Python's dict resizes automatically. You don't see it, but it happens.

Why "Average" O(1)?

Worst case can be O(n) if all keys hash to same index (all collide).

But with a good hash function and proper resizing, collisions are rare. Average case is O(1).

That's why we say "average O(1)", not "guaranteed O(1)".

Example: Two Sum

Given array, find two numbers that sum to target.

Brute force: Nested loops. O(n²).

Hash table: One pass.

def two_sum(nums, target):
    seen = {}
    
    for i, num in enumerate(nums):
        complement = target - num
        if complement in seen:
            return [seen[complement], i]
        seen[num] = i
    
    return None

print(two_sum([2, 7, 11, 15], 9))  # [0, 1] (2 + 7 = 9)

For each number, check if complement exists in hash table. O(1) lookup. Total: O(n).
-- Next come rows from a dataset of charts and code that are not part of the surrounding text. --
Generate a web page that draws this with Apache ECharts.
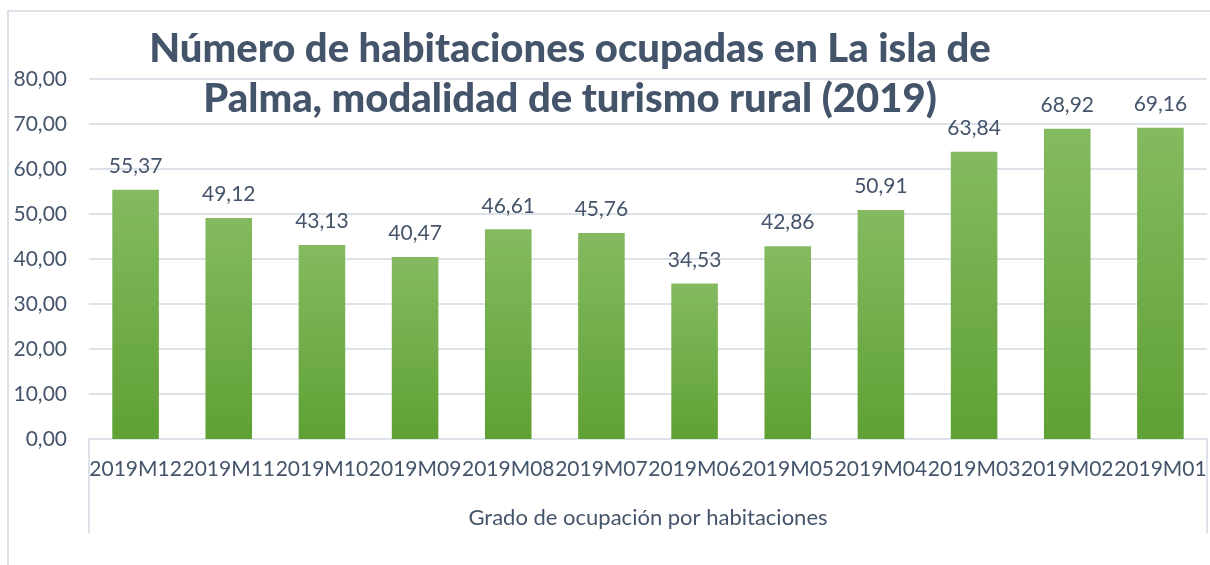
<!DOCTYPE html>
<html>
<head>
<meta charset="utf-8">
<script src="https://cdn.jsdelivr.net/npm/echarts@6/dist/echarts.min.js"></script>
<style>
  html, body { margin: 0; padding: 0; background: #fff; }
  #chart { width: 1210px; height: 565px; }
</style>
</head>
<body>
<div id="chart"></div>
<script>
// datos
const meses = ['2019M12', '2019M11', '2019M10', '2019M09', '2019M08', '2019M07',
  '2019M06', '2019M05', '2019M04', '2019M03', '2019M02', '2019M01']
const ocupacion = [55.37, 49.12, 43.13, 40.47, 46.61, 45.76, 34.53, 42.86, 50.91, 63.84, 68.92, 69.16]
const grupo = ['Grado de ocupación por habitaciones']

const textColor = '#44546A'
const lineColor = '#DDE2E8'
const fuente = 'Lato'

const coma = v => v.toFixed(2).replace('.', ',')

const myChart = echarts.init(document.getElementById('chart'))

const option = {
  backgroundColor: '#fff',
  animation: false,
  textStyle: { fontFamily: fuente },
  title: {
    text: 'Número de habitaciones ocupadas en La isla de\nPalma, modalidad de turismo rural (2019)',
    left: 565,
    top: 19,
    textAlign: 'center',
    textStyle: {
      fontFamily: fuente,
      fontSize: 40,
      fontWeight: 900,
      lineHeight: 50,
      color: textColor,
    },
  },
  graphic: [
    {
      type: 'rect',
      shape: { x: 8, y: 11, width: 1220, height: 580 },
      style: { fill: 'none', stroke: lineColor, lineWidth: 2 },
      silent: true,
    },
  ],
  grid: { left: 89, right: 3, top: 79, bottom: 126 },
  xAxis: [
    {
      type: 'category',
      data: meses,
      axisLine: { show: true, lineStyle: { color: lineColor, width: 2 } },
      axisTick: { show: false },
      axisLabel: {
        interval: 0,
        margin: 20,
        fontSize: 21,
        color: textColor,
        fontFamily: fuente,
      },
    },
    {
      type: 'category',
      data: grupo,
      position: 'bottom',
      axisLine: { show: false },
      axisTick: { show: true, length: 94, lineStyle: { color: lineColor, width: 2 } },
      axisLabel: {
        margin: 68,
        fontSize: 22,
        color: textColor,
        fontFamily: fuente,
      },
    },
  ],
  yAxis: {
    type: 'value',
    min: 0,
    max: 80,
    interval: 10,
    axisLine: { show: false },
    axisTick: { show: false },
    axisLabel: {
      formatter: coma,
      fontSize: 21,
      margin: 22,
      color: textColor,
      fontFamily: fuente,
    },
    splitLine: { lineStyle: { color: lineColor, width: 2 } },
  },
  series: [
    {
      type: 'bar',
      data: ocupacion,
      barWidth: '50%',
      itemStyle: {
        color: new echarts.graphic.LinearGradient(0, 0, 0, 1, [
          { offset: 0, color: '#84BA60' },
          { offset: 1, color: '#5FA134' },
        ]),
      },
      label: {
        show: true,
        position: 'top',
        distance: 13,
        formatter: p => coma(p.value),
        fontSize: 21,
        color: textColor,
        fontFamily: fuente,
      },
    },
  ],
}

myChart.setOption(option)
</script>
</body>
</html>
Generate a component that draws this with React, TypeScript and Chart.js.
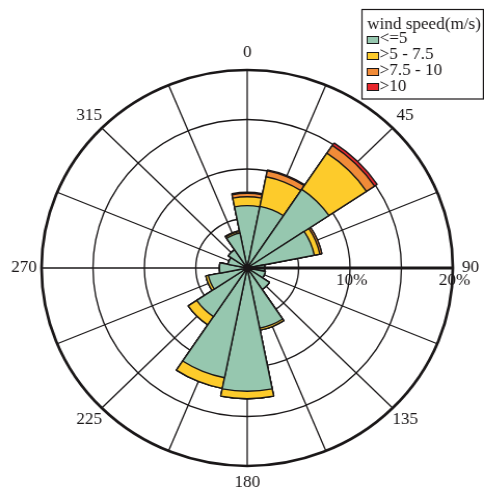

Example: First Non-Repeating Character

Find first character that appears only once.

def first_unique_char(s):
    counts = {}
    
    # Count occurrences
    for char in s:
        counts[char] = counts.get(char, 0) + 1
    
    # Find first with count 1
    for char in s:
        if counts[char] == 1:
            return char
    
    return None

print(first_unique_char("leetcode"))  # 'l'
print(first_unique_char("aabb"))  # None

Two passes, both O(n). Hash table gives O(1) lookups.

The Power

Hash tables give you O(1) average for the big three:

Insert
Delete
Search

Understanding hash tables means understanding:

How hash functions work
Why collisions happen
Trade-offs: speed vs memory

Master hash tables, and you'll solve problems faster. Literally.